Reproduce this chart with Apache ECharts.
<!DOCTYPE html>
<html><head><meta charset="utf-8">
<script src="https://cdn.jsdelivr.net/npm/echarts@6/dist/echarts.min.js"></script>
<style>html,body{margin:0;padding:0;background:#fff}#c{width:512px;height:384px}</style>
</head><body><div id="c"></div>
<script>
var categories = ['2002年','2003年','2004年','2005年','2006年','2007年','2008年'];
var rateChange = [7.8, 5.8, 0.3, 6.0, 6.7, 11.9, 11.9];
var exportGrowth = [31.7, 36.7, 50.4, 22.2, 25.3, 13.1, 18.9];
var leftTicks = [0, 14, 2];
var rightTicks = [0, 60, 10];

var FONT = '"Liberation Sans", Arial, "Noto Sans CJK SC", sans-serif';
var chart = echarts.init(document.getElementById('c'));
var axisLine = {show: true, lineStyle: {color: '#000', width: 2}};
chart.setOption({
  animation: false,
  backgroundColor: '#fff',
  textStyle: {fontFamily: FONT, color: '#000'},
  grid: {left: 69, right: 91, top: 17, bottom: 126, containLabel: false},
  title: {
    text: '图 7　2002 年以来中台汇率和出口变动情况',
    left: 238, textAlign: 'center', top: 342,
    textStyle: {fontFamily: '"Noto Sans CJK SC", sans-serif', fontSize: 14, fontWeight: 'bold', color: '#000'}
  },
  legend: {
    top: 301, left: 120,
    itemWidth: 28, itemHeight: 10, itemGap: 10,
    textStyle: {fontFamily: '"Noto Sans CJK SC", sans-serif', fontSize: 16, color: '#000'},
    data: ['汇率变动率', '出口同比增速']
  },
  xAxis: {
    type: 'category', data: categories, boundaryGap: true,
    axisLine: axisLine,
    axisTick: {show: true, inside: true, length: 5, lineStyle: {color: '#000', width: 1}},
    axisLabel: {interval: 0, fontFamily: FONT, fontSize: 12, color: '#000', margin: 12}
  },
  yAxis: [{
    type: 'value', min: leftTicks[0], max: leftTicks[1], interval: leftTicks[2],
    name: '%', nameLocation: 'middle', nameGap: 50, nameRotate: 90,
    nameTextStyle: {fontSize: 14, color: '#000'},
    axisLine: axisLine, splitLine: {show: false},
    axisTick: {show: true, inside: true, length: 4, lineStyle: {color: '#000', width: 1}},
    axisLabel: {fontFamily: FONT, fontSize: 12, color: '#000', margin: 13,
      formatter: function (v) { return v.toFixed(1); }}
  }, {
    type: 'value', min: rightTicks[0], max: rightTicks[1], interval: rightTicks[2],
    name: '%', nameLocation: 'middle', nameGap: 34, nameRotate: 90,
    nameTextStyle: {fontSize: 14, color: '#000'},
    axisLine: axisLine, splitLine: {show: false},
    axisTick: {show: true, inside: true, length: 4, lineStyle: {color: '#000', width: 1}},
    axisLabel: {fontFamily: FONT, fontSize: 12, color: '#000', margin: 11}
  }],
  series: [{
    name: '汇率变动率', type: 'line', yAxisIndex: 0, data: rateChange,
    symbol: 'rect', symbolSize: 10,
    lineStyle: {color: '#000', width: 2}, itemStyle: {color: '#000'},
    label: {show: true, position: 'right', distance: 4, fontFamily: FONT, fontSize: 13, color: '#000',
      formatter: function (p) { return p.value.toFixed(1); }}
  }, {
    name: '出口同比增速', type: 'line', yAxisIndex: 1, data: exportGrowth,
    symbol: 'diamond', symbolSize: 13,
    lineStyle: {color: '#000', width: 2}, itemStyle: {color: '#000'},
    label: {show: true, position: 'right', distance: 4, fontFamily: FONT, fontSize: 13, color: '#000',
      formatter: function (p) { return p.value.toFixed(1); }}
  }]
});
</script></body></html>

--

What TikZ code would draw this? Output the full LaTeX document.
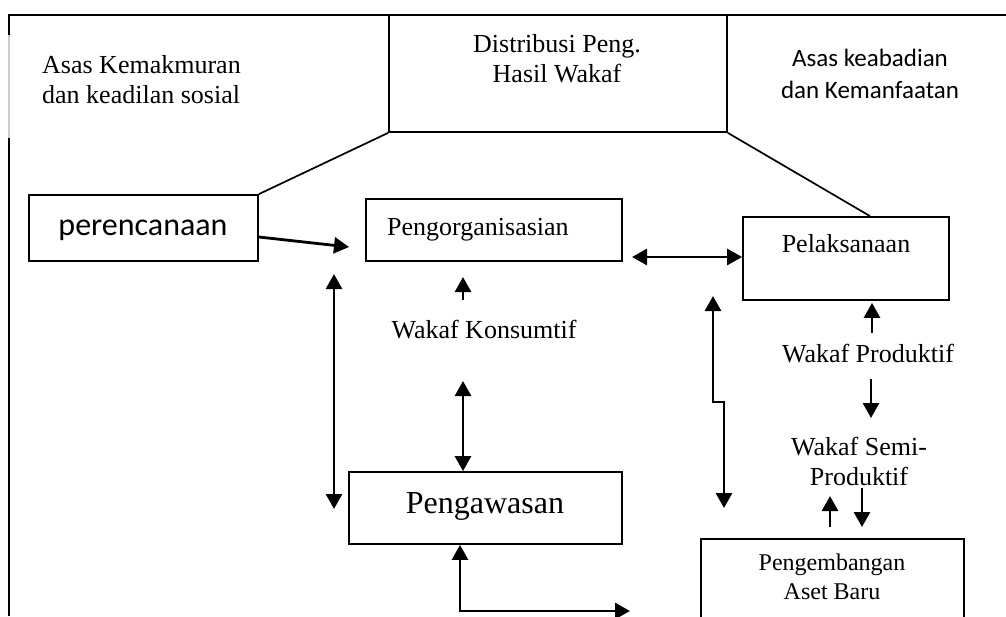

---

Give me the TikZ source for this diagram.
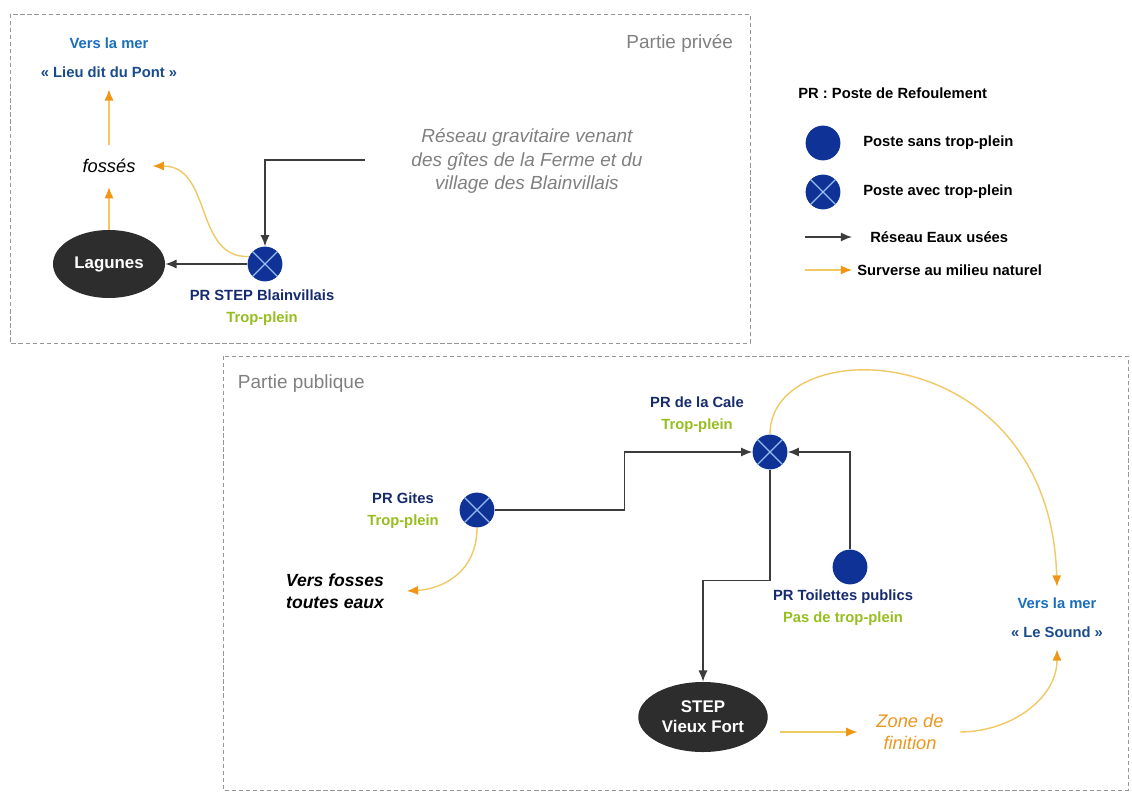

:: AIM ::
Filter the records down to the lines that contain the string "document", and copy those lines.

:: ANSWER TO THIS PROBLEM ::
var chart = echarts.init(document.getElementById('c'));
What TikZ code would draw this? Output the full LaTeX document.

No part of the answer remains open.